Scaling the product base
Rather than constantly focussing on taking a larger share of the existing market, we suggested looking into new products that could open up new avenues to target. We approached this in a strategic way, identifying search terms that had good volume but low competition. This also allowed us to counteract the naturally low sales periods in cashmere, (summer) with other products that were popular throughout the year (homeware).
6 months into the strategy and the results have been exceptional, with plans in place to scale in the coming year.
- 5.4x average return on ad spend
- Peak monthly sales scaled by 333%
- Online sales now account for 71% of revenue
The company has now changed the business model to focus on online sales as the main revenue stream.
Replicating the sales funnel in other markets
Now that a profitable sales funnel had been achieved – replicating this in other markets is a natural step. With cashmere being a seasonal product, the strategy will follow the cold weather!

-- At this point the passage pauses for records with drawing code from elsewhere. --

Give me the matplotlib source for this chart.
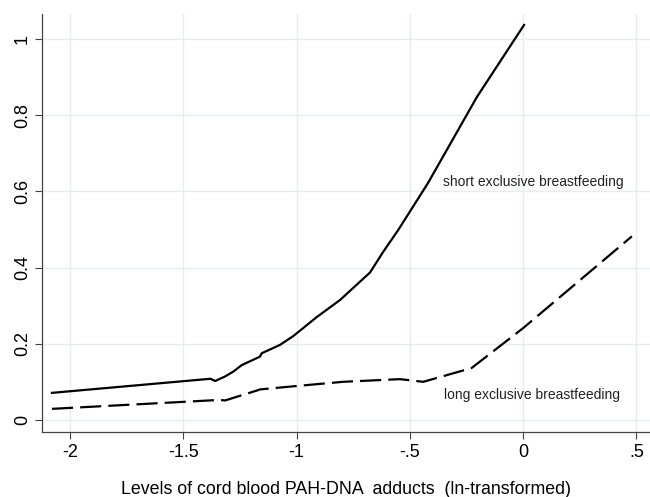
import matplotlib
matplotlib.use('Agg')
import matplotlib.pyplot as plt

# predicted values
short_x = [-2.08, -1.38, -1.36, -1.316, -1.279, -1.242, -1.162, -1.154, -1.073,
           -1.015, -0.911, -0.808, -0.676, -0.617, -0.551, -0.42, -0.204, 0.004]
short_y = [0.071, 0.108, 0.102, 0.114, 0.127, 0.144, 0.166, 0.175, 0.197,
           0.220, 0.270, 0.315, 0.387, 0.442, 0.499, 0.622, 0.848, 1.037]

long_x = [-2.08, -1.338, -1.316, -1.176, -1.162, -1.0, -0.795, -0.617, -0.544,
          -0.441, -0.228, 0.0, 0.251, 0.48]
long_y = [0.029, 0.0525, 0.051, 0.077, 0.080, 0.089, 0.100, 0.105, 0.107,
          0.100, 0.136, 0.241, 0.367, 0.482]

x_ticks = [-2, -1.5, -1, -0.5, 0, 0.5]
x_labels = ['-2', '-1.5', '-1', '-.5', '0', '.5']
y_ticks = [0, 0.2, 0.4, 0.6, 0.8, 1]
y_labels = ['0', '0.2', '0.4', '0.6', '0.8', '1']

plt.rcParams['font.family'] = ['Liberation Sans', 'DejaVu Sans']

fig = plt.figure(figsize=(6.5, 4.97), dpi=100)
ax = fig.add_axes([0.0646, 0.131, 0.9354, 0.841])

grid_col = '#e3eef0'
for t in x_ticks:
    ax.axvline(t, color=grid_col, lw=1.0, zorder=0)
for t in y_ticks:
    ax.axhline(t, color=grid_col, lw=1.0, zorder=0)

ax.plot(short_x, short_y, color='black', lw=1.6, solid_joinstyle='round')
ax.plot(long_x, long_y, color='black', lw=1.6, dashes=(9.5, 3.2))

ax.text(-0.354, 0.625, 'short exclusive breastfeeding', fontsize=10,
        va='center', ha='left', color='#222222')
ax.text(-0.35, 0.066, 'long exclusive breastfeeding', fontsize=10,
        va='center', ha='left', color='#222222')

ax.set_xlim(-2.124, 0.56)
ax.set_ylim(-0.0315, 1.066)
ax.set_xticks(x_ticks)
ax.set_xticklabels(x_labels)
ax.set_yticks(y_ticks)
ax.set_yticklabels(y_labels, rotation=90, va='center')
ax.tick_params(axis='both', labelsize=13, length=5, width=0.8,
               color='#444444', pad=3)
ax.tick_params(axis='x', pad=4)

for s in ['top', 'right']:
    ax.spines[s].set_visible(False)
for s in ['left', 'bottom']:
    ax.spines[s].set_color('#444444')
    ax.spines[s].set_linewidth(0.9)

ax.set_xlabel('Levels of cord blood PAH-DNA  adducts  (ln-transformed)',
              fontsize=12.8, labelpad=14)

fig.savefig('out.png', dpi=100, facecolor='white')
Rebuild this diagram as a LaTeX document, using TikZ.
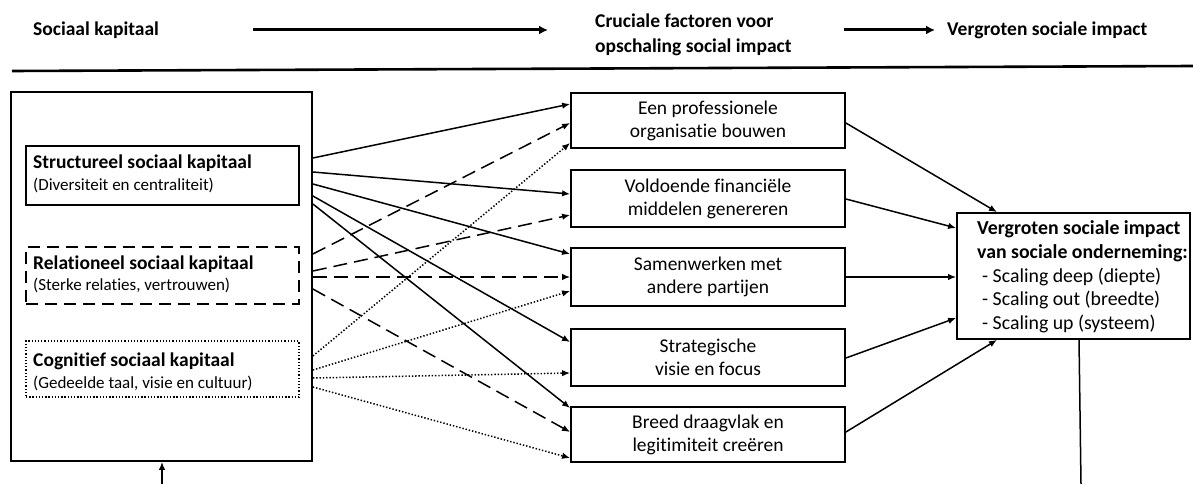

Using data to forecast stock levels
One of the limiting factors has been running out of stock and relying on distribution networks to restock. Using the historical data collated so far and planned ad spend budgets, we can start to forecast stock levels and when they are most needed. Helping to maintain cash flow and take advantage of all the potential available.
Introducing medium and long termed channels
There are plans to introduce a search engine optimisation and a content strategy to add additional traffic streams and occupy more of the online cashmere real estate.